Parker also announced that “broadly the position in respect of business assets is unlikely to change.”
How that comment will go down with NZ First Leader Winston Peters is not ye known.
He has campaigned against foreign investment since he first formed his party in 1993.
In a speech in Auckland in July he said under NZ First foreign investment would mean just that – new investment in productive assets not just the transfer of ownership from New Zealand into foreign hands.
He was particularly critical of the sale of the meat processing company, Silver Fern Farms to the Chinese state-owned Shanghai Maling group.
Parker said Labour was considering changes to the Overseas Investment Act concerning overseas sale of monopoly businesses (he has talked elsewhere of power companies fitting that criteria) but when asked whether that included Silver Fern Farms or milk processing companies, he said no.
“We are not currently considering changes to the Act in that regard,” he said.
But New Zealand First appears to be subtly changing their position on overseas investment.
As recently as August Peters was saying that over two-thirds of plantation forestry was foreign-owned.
“That we allow this is crazy,” he said in a speech to a forestry conference.
But NZ First Regional Development Minister Shane Jones yesterday said there was a specific “carve out” in the directive to the OIO for land being purchased by overseas buyers for forestry
“The new directive for forestry directs the Overseas Investment Office to place high importance on increased processing of primary products and the advancement of the Government’s policies when assessing applications for consent,” he said in a statement.
“It also emphasises that Ministers expect the Overseas Investment Office to impose conditions on consent where appropriate – for example, a requirement for the overseas investor to enter into a supply arrangement with a local processor,” Mr Jones says.

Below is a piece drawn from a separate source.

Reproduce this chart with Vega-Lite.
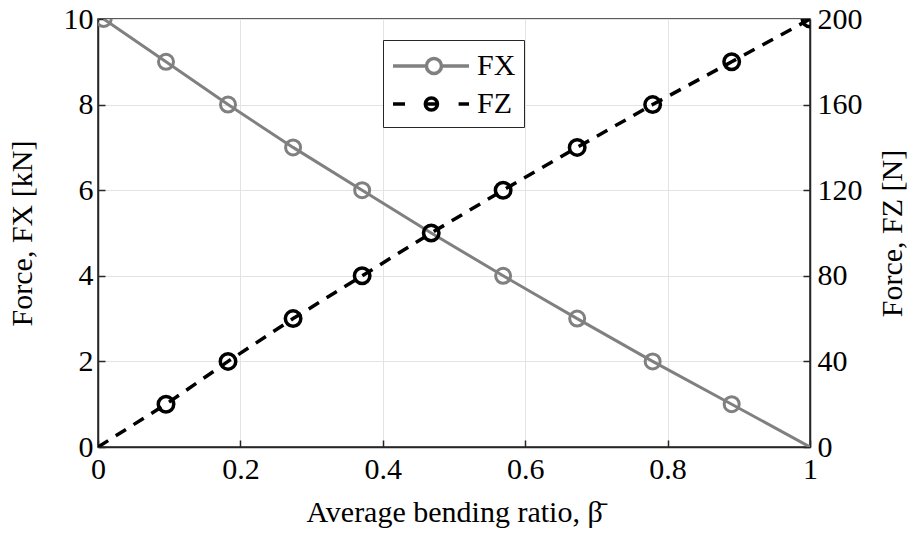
{
  "$schema": "https://vega.github.io/schema/vega-lite/v6.json",
  "width": 712,
  "height": 428,
  "autosize": {"type": "none"},
  "padding": {"left": 98, "top": 19, "right": 101, "bottom": 88},
  "background": "white",
  "config": {
    "view": {"stroke": "#262626", "strokeWidth": 1.5},
    "axis": {
      "labelFont": "Liberation Serif",
      "labelFontSize": 30,
      "titleFont": "Liberation Serif",
      "titleFontSize": 30,
      "titleFontWeight": "normal",
      "labelColor": "#000000",
      "titleColor": "#000000",
      "domainColor": "#262626",
      "domainWidth": 1.5,
      "tickColor": "#262626",
      "tickWidth": 1.5,
      "tickSize": -7,
      "labelPadding": 14,
      "gridColor": "#e3e3e3",
      "gridWidth": 1
    },
    "legend": {
      "labelFont": "Liberation Serif",
      "labelFontSize": 30,
      "labelColor": "#000000"
    }
  },
  "data": {
    "values": [
      {"beta": 0.008, "series": "FX", "value": 10},
      {"beta": 0.0955, "series": "FX", "value": 9},
      {"beta": 0.1826, "series": "FX", "value": 8},
      {"beta": 0.274, "series": "FX", "value": 7},
      {"beta": 0.371, "series": "FX", "value": 6},
      {"beta": 0.468, "series": "FX", "value": 5},
      {"beta": 0.569, "series": "FX", "value": 4},
      {"beta": 0.673, "series": "FX", "value": 3},
      {"beta": 0.779, "series": "FX", "value": 2},
      {"beta": 0.89, "series": "FX", "value": 1},
      {"beta": 1.0, "series": "FX", "value": 0},
      {"beta": 0.0, "series": "FZ", "value": 0},
      {"beta": 0.0955, "series": "FZ", "value": 20},
      {"beta": 0.1826, "series": "FZ", "value": 40},
      {"beta": 0.274, "series": "FZ", "value": 60},
      {"beta": 0.371, "series": "FZ", "value": 80},
      {"beta": 0.468, "series": "FZ", "value": 100},
      {"beta": 0.569, "series": "FZ", "value": 120},
      {"beta": 0.673, "series": "FZ", "value": 140},
      {"beta": 0.779, "series": "FZ", "value": 160},
      {"beta": 0.89, "series": "FZ", "value": 180},
      {"beta": 1.0, "series": "FZ", "value": 200}
    ]
  },
  "encoding": {
    "x": {
      "field": "beta",
      "type": "quantitative",
      "scale": {"domain": [0, 1], "nice": false, "zero": false},
      "axis": {
        "values": [0, 0.2, 0.4, 0.6, 0.8, 1],
        "format": ".1~f",
        "grid": true,
        "labelFlush": false,
        "labelPadding": 14,
        "title": "Average bending ratio, β̄",
        "titlePadding": 13
      }
    }
  },
  "layer": [
    {
      "transform": [{"filter": "datum.series === 'FX'"}],
      "encoding": {
        "y": {
          "field": "value",
          "type": "quantitative",
          "scale": {"domain": [0, 10], "nice": false},
          "axis": {
            "orient": "left",
            "values": [0, 2, 4, 6, 8, 10],
            "grid": true,
            "labelPadding": 12,
            "title": "Force, FX [kN]",
            "titlePadding": 26
          }
        }
      },
      "layer": [
        {
          "mark": {"type": "line", "strokeWidth": 3, "clip": true},
          "encoding": {
            "color": {
              "field": "series",
              "type": "nominal",
              "scale": {"domain": ["FX", "FZ"], "range": ["#808080", "#000000"]},
              "legend": {
                "orient": "none",
                "legendX": 285,
                "legendY": 21,
                "title": null,
                "strokeColor": "#262626",
                "fillColor": "white",
                "padding": 8,
                "rowPadding": 5,
                "symbolSize": 1024,
                "symbolStrokeWidth": 3,
                "labelOffset": 50,
                "encode": {
                  "symbols": {
                    "update": {
                      "shape": {"signal": "datum.value === 'FX' ? 'M-1,0H1.09M2.03,0H3.75M1.09,0A0.47,0.47 0 1,0 2.03,0A0.47,0.47 0 1,0 1.09,0' : 'M-1,0H-0.25M3.1,0H3.75M1.02,0H1.78M1.02,0A0.38,0.38 0 1,0 1.78,0A0.38,0.38 0 1,0 1.02,0'"},
                      "size": {"value": 1024},
                      "strokeWidth": {"value": 3.5},
                      "fill": {"value": "transparent"}
                    }
                  }
                }
              }
            }
          }
        },
        {
          "transform": [{"filter": "datum.value > 0"}],
          "mark": {"type": "point", "shape": "circle", "filled": false, "size": 225, "strokeWidth": 3, "color": "#808080", "opacity": 1, "clip": true}
        }
      ]
    },
    {
      "transform": [{"filter": "datum.series === 'FZ'"}],
      "encoding": {
        "y": {
          "field": "value",
          "type": "quantitative",
          "scale": {"domain": [0, 200], "nice": false},
          "axis": {
            "orient": "right",
            "values": [0, 40, 80, 120, 160, 200],
            "grid": false,
            "title": "Force, FZ [N]",
            "titleAngle": 270,
            "titleBaseline": "top",
            "titlePadding": 15
          }
        }
      },
      "layer": [
        {
          "mark": {"type": "line", "strokeWidth": 3.5, "strokeDash": [12, 9], "clip": true},
          "encoding": {
            "color": {"field": "series", "type": "nominal"}
          }
        },
        {
          "transform": [{"filter": "datum.value > 0"}],
          "mark": {"type": "point", "shape": "circle", "filled": false, "size": 240, "strokeWidth": 3.5, "color": "#000000", "opacity": 1, "clip": true}
        }
      ]
    }
  ],
  "resolve": {"scale": {"y": "independent"}}
}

“The letter recognises that conditions imposed on forest land may need to be for longer periods given the often long-term nature of these investments.”
So how does he reocnile this carve out with NZ First’s long term opposition to foreign investment?

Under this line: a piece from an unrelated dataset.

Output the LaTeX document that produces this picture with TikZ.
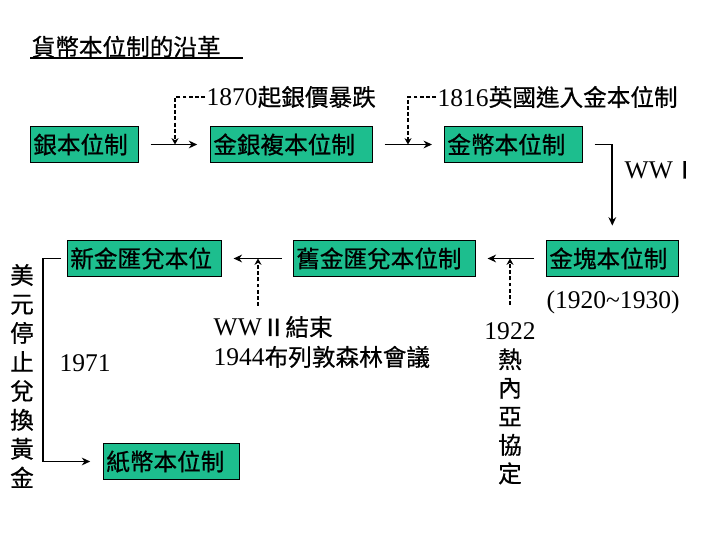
\documentclass[tikz,border=0pt]{standalone}
\usepackage{fontspec}
\setmainfont{Noto Sans CJK TC}[FakeBold=0.6]
\newfontfamily\numfont{Liberation Serif}[Scale=1.08]
\usetikzlibrary{arrows.meta, positioning, calc}
\definecolor{fdgreen}{HTML}{1DBE8E}
\newcommand{\cjksize}{\fontsize{16.8}{20.4}\selectfont}

\begin{document}
\begin{tikzpicture}[every node/.style={font=\cjksize},
  stdbox/.style={rectangle, draw=black, line width=0.7pt, fill=fdgreen, anchor=west, minimum height=0.92cm, inner xsep=2pt, inner ysep=0pt, align=left},
  flow/.style={-{Stealth[length=6pt, width=5.5pt]}, line width=1.3pt},
  cause/.style={-{Stealth[length=4.5pt, width=5pt]}, line width=1.1pt, dash pattern=on 2.8pt off 1.6pt},
  lbl/.style={inner sep=1pt, anchor=west},
]
\useasboundingbox (0,0) rectangle (18,13.5);
% title
\node[lbl] (title) at (0.75,12.33) {貨幣本位制的沿革};
\coordinate (tend) at (6.075,12.05);
\draw[line width=0.9pt] (title.south west |- tend) -- (tend);
% systems
\node[stdbox, text width=2.55cm] (yinben) at (0.75,9.8875) {銀本位制};
\node[stdbox, text width=3.92cm] (fuben) at (5.25,9.8875) {金銀複本位制};
\node[stdbox, text width=3.3cm] (jinbi) at (11.1,9.8875) {金幣本位制};
\node[stdbox, text width=3.15cm] (jinkuai) at (13.65,7.0375) {金塊本位制};
\node[stdbox, text width=4.4cm] (jiuhui) at (7.325,7.0375) {舊金匯兌本位制};
\node[stdbox, text width=3.72cm] (xinhui) at (1.675,7.0375) {新金匯兌本位};
\node[stdbox, text width=3.27cm] (zhibi) at (2.575,1.9625) {紙幣本位制};
% events
\node[lbl] (y1870) at (5.125,11.075) {{\numfont 1870}起銀價暴跌};
\node[lbl] (y1816) at (10.9,11.075) {{\numfont 1816}英國進入金本位制};
\node[lbl] (ww1) at (15.575,9.25) {{\numfont WW}Ⅰ};
\node[lbl] (period) at (13.625,5.95) {\numfont (1920\char"7E 1930)};
\node[lbl, align=left, font=\fontsize{16.8}{21.3}\selectfont] (bw) at (5.3,4.95) {{\numfont WW}Ⅱ結束\\{\numfont 1944}布列敦森林會議};
\node[lbl] (y1971) at (1.45,4.425) {\numfont 1971};
\node[align=center, inner sep=1pt, font=\fontsize{16.8}{20.3}\selectfont] (genoa) at (12.75,3.41) {{\numfont 1922}\\熱\\內\\亞\\協\\定};
\node[align=center, inner sep=1pt, font=\fontsize{16.8}{20.6}\selectfont] (usd) at (0.55,4.1) {美\\元\\停\\止\\兌\\換\\黃\\金};
% connectors
\coordinate (m1) at (4.375,9.8875);
\coordinate (m2) at (10.2,9.8875);
\coordinate (m4) at (12.75,7.0375);
\coordinate (s4) at (12.75,5.875);
\coordinate (m5) at (6.45,7.0375);
\coordinate (s5) at (6.45,5.85);
\coordinate (bend) at (1.075,7.0375);
\draw[flow, shorten <=0.3cm, shorten >=0.32cm] (yinben) -- (fuben);
\draw[cause] (y1870.west) -| (m1);
\draw[flow, shorten <=0.28cm, shorten >=0.3cm] (fuben) -- (jinbi);
\draw[cause] (y1816.west) -| (m2);
\draw[flow, shorten <=0.3cm, shorten >=0.35cm] (jinbi) -| (jinkuai);
\draw[flow, shorten <=0.3cm, shorten >=0.3cm] (jinkuai) -- (jiuhui);
\draw[cause] (s4) -- (m4);
\draw[flow, shorten <=0.28cm, shorten >=0.28cm] (jiuhui) -- (xinhui);
\draw[cause] (s5) -- (m5);
\draw[flow, shorten <=0.15cm, shorten >=0.32cm] (xinhui.west) -- (bend) |- (zhibi);
\end{tikzpicture}
\end{document}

“As we sit here now, galling as it might be, we acknowledge that 70% of the exotic forest estate is owned by foreign interests,” he told POLITIK.

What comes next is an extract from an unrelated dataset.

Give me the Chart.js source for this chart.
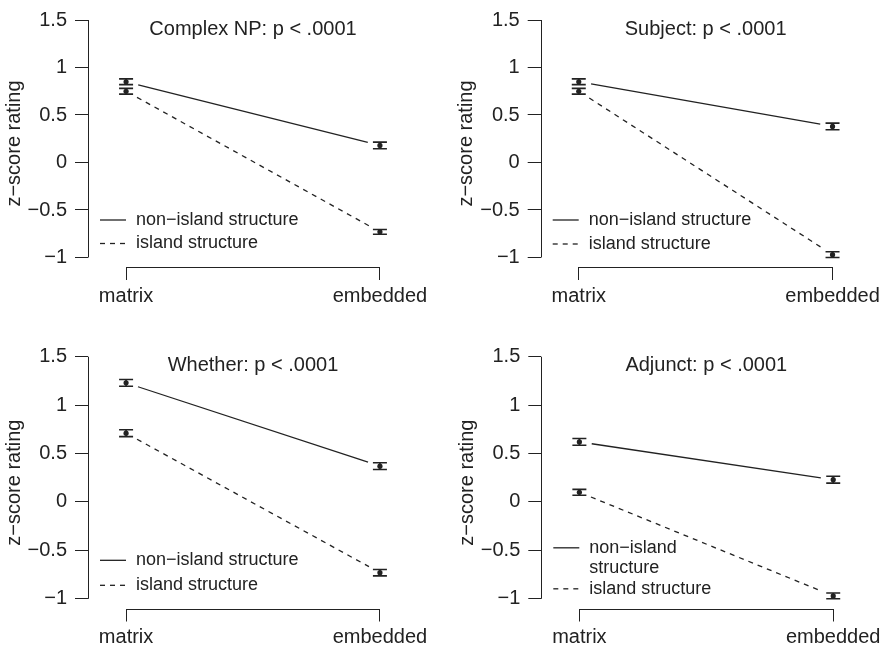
<!DOCTYPE html>
<html>
<head>
<meta charset="utf-8">
<script src="https://cdn.jsdelivr.net/npm/chart.js@4.4.1/dist/chart.umd.min.js"></script>
<style>
  html, body { margin: 0; padding: 0; background: #fff; width: 887px; height: 649px; overflow: hidden; }
  .panel { position: absolute; }
</style>
</head>
<body>
<div class="panel" style="left:0;top:0"><canvas id="c0" width="443" height="320"></canvas></div>
<div class="panel" style="left:444px;top:0"><canvas id="c1" width="443" height="320"></canvas></div>
<div class="panel" style="left:0;top:320px"><canvas id="c2" width="443" height="329"></canvas></div>
<div class="panel" style="left:444px;top:320px"><canvas id="c3" width="443" height="329"></canvas></div>
<script>
// data
const categories = ['matrix', 'embedded'];
const categoryX = [1, 2];
const yTicks = [-1, -0.5, 0, 0.5, 1, 1.5];
const panelTitles = ['Complex NP: p < .0001', 'Subject: p < .0001', 'Whether: p < .0001', 'Adjunct: p < .0001'];
const seriesLabels = ['non\u2212island structure', 'island structure'];

// one pair [matrix, embedded] per panel
const nonIsland   = [[0.85, 0.18], [0.85, 0.38], [1.23, 0.37], [0.62, 0.23]];
const nonIslandSE = [[0.03, 0.035], [0.03, 0.035], [0.035, 0.035], [0.035, 0.035]];
const island      = [[0.75, -0.73], [0.75, -0.97], [0.71, -0.73], [0.10, -0.97]];
const islandSE    = [[0.03, 0.025], [0.03, 0.03], [0.035, 0.033], [0.03, 0.03]];

// the last panel wraps the first legend entry
const legendText = [
  [['non\u2212island structure'], ['island structure']],
  [['non\u2212island structure'], ['island structure']],
  [['non\u2212island structure'], ['island structure']],
  [['non\u2212island', 'structure'], ['island structure']]
];

const ink = '#222';
const fontFamily = '"Liberation Sans", Arial, Helvetica, sans-serif';
Chart.defaults.font.family = fontFamily;
Chart.defaults.font.size = 20;
Chart.defaults.color = ink;

// where each plot region sits inside its canvas
const boxes = [
  { padLeft: 0,   top: 15,   bottom: 267,   right: 418,   legendRows: [-37.5, -14] },
  { padLeft: 8.7, top: 15,   bottom: 267,   right: 426.6, legendRows: [-37.5, -13.5] },
  { padLeft: 0,   top: 36.7, bottom: 288.5, right: 418,   legendRows: [-38.5, -13.5] },
  { padLeft: 9.3, top: 36.7, bottom: 288.5, right: 427.3, legendRows: [-51, -10] }
];

const minus = v => String(v).replace('-', '\u2212');

const rStyle = {
  id: 'rStyle',
  beforeDatasetsDraw(chart, args, opts) {
    const { ctx, scales: { x, y } } = chart;
    ctx.save();
    ctx.strokeStyle = ink;
    chart.data.datasets.forEach((ds, di) => {
      // error bars
      ctx.setLineDash([]);
      ctx.lineWidth = 1.6;
      ds.data.forEach(p => {
        const px = x.getPixelForValue(p.x);
        const lo = y.getPixelForValue(p.y - p.se);
        const hi = y.getPixelForValue(p.y + p.se);
        ctx.beginPath();
        ctx.moveTo(px, lo); ctx.lineTo(px, hi);
        ctx.moveTo(px - 7, lo); ctx.lineTo(px + 7, lo);
        ctx.moveTo(px - 7, hi); ctx.lineTo(px + 7, hi);
        ctx.stroke();
      });
      // connecting line with a gap at each point, like type = "b"
      const pts = chart.getDatasetMeta(di).data;
      const gap = 12.5;
      ctx.lineWidth = 1.3;
      ctx.setLineDash(ds.borderDash || []);
      for (let i = 0; i < pts.length - 1; i++) {
        const a = pts[i], b = pts[i + 1];
        const len = Math.hypot(b.x - a.x, b.y - a.y);
        const ux = (b.x - a.x) / len, uy = (b.y - a.y) / len;
        ctx.beginPath();
        ctx.moveTo(a.x + ux * gap, a.y + uy * gap);
        ctx.lineTo(b.x - ux * gap, b.y - uy * gap);
        ctx.stroke();
      }
    });
    ctx.restore();
  },
  afterDraw(chart, args, opts) {
    const { ctx, chartArea, scales: { x, y } } = chart;
    ctx.save();
    ctx.strokeStyle = ink;
    ctx.fillStyle = ink;
    ctx.lineWidth = 1;
    ctx.setLineDash([]);

    // detached axis lines
    const ax = Math.round(chartArea.left) + 0.5;
    const ay = Math.round(chartArea.bottom) + 0.5;
    ctx.beginPath();
    ctx.moveTo(ax, y.getPixelForValue(yTicks[0]));
    ctx.lineTo(ax, y.getPixelForValue(yTicks[yTicks.length - 1]));
    ctx.moveTo(x.getPixelForValue(categoryX[0]), ay);
    ctx.lineTo(x.getPixelForValue(categoryX[categoryX.length - 1]), ay);
    ctx.stroke();

    // panel title
    ctx.font = '20px ' + fontFamily;
    ctx.textAlign = 'center';
    ctx.textBaseline = 'alphabetic';
    const cx = (x.getPixelForValue(categoryX[0]) + x.getPixelForValue(categoryX[1])) / 2;
    ctx.fillText(opts.title, cx, y.getPixelForValue(1.5) + 14.5);

    // legend, bottom left
    ctx.font = '18px ' + fontFamily;
    ctx.textAlign = 'left';
    ctx.textBaseline = 'middle';
    const base = y.getPixelForValue(-1);
    chart.data.datasets.forEach((ds, di) => {
      const rowY = base + opts.legendRows[di];
      ctx.lineWidth = 1.3;
      ctx.setLineDash(ds.borderDash || []);
      ctx.beginPath();
      ctx.moveTo(chartArea.left + 12, rowY);
      ctx.lineTo(chartArea.left + 38, rowY);
      ctx.stroke();
      opts.legend[di].forEach((line, k) => {
        ctx.fillText(line, chartArea.left + 48, rowY + k * 20);
      });
    });
    ctx.restore();
  }
};

function series(values, errs) {
  return categoryX.map((cx, i) => ({ x: cx, y: values[i], se: errs[i] }));
}

boxes.forEach((box, i) => {
  const canvas = document.getElementById('c' + i);
  new Chart(canvas, {
    type: 'line',
    data: {
      datasets: [
        { label: seriesLabels[0], data: series(nonIsland[i], nonIslandSE[i]), borderDash: [] },
        { label: seriesLabels[1], data: series(island[i], islandSE[i]), borderDash: [5, 5] }
      ]
    },
    options: {
      responsive: false,
      animation: false,
      devicePixelRatio: 1,
      showLine: false,
      elements: {
        point: { radius: 2.6, backgroundColor: ink, borderWidth: 0 }
      },
      layout: {
        padding: { left: box.padLeft, top: box.top, right: canvas.width - box.right, bottom: 0 }
      },
      plugins: {
        legend: { display: false },
        tooltip: { enabled: false },
        rStyle: { title: panelTitles[i], legend: legendText[i], legendRows: box.legendRows }
      },
      scales: {
        x: {
          type: 'linear',
          bounds: 'data',
          min: 0.85,
          max: 2.15,
          afterBuildTicks: s => { s.ticks = categoryX.map(v => ({ value: v })); },
          afterFit: s => { s.height = canvas.height - box.bottom; },
          grid: { drawOnChartArea: false, tickLength: 13, color: ink, lineWidth: 1 },
          border: { display: false },
          ticks: {
            padding: 4,
            maxRotation: 0,
            autoSkip: false,
            color: ink,
            font: { size: 20 },
            callback: v => categories[categoryX.indexOf(v)]
          }
        },
        y: {
          type: 'linear',
          bounds: 'data',
          min: -1.1,
          max: 1.5,
          afterBuildTicks: s => { s.ticks = yTicks.map(v => ({ value: v })); },
          afterFit: s => { s.width = 88; },
          grid: { drawOnChartArea: false, tickLength: 13, color: ink, lineWidth: 1 },
          border: { display: false },
          ticks: { padding: 8, color: ink, font: { size: 20 }, callback: v => minus(v) },
          title: {
            display: true,
            text: 'z\u2212score rating',
            color: ink,
            font: { size: 20 },
            padding: { top: 2, bottom: 0 }
          }
        }
      }
    },
    plugins: [rStyle]
  });
});
</script>
</body>
</html>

“Any extension or expansion of that, which may be useful for climate change purposes, must still meet the high quality test outlined in the letter.
“And that requires domestic processing and working with the local sawmillers and other processors.
“So in that sense, it is sending a clear signal while acknowledging that we have inherited an ownership pattern that is reflective of the Helen Clark Government and the key and English Governments.
But what may also lie behind the decision to use foreign capital to develop forestry is a recognition that this will take some pressure off the demands on capital being placed on the new Government.
The $1 billion a year for the New Zealand First’s Provincial Growth Fund was not accounted for in the Pre-Election Economic and Fiscal Update because it only emerged at the end of the coalition negotiations.
But the PREFU forecast a total new capital spending allowance of only $5.01 billion through to 2021 — so the potential of $3 billion of that going to the Fund would clearly be a challenge for the Government.
Thus, New Zealand First finds itself in the ironic position of using overseas investment money to drive its other main policy, provincial growth.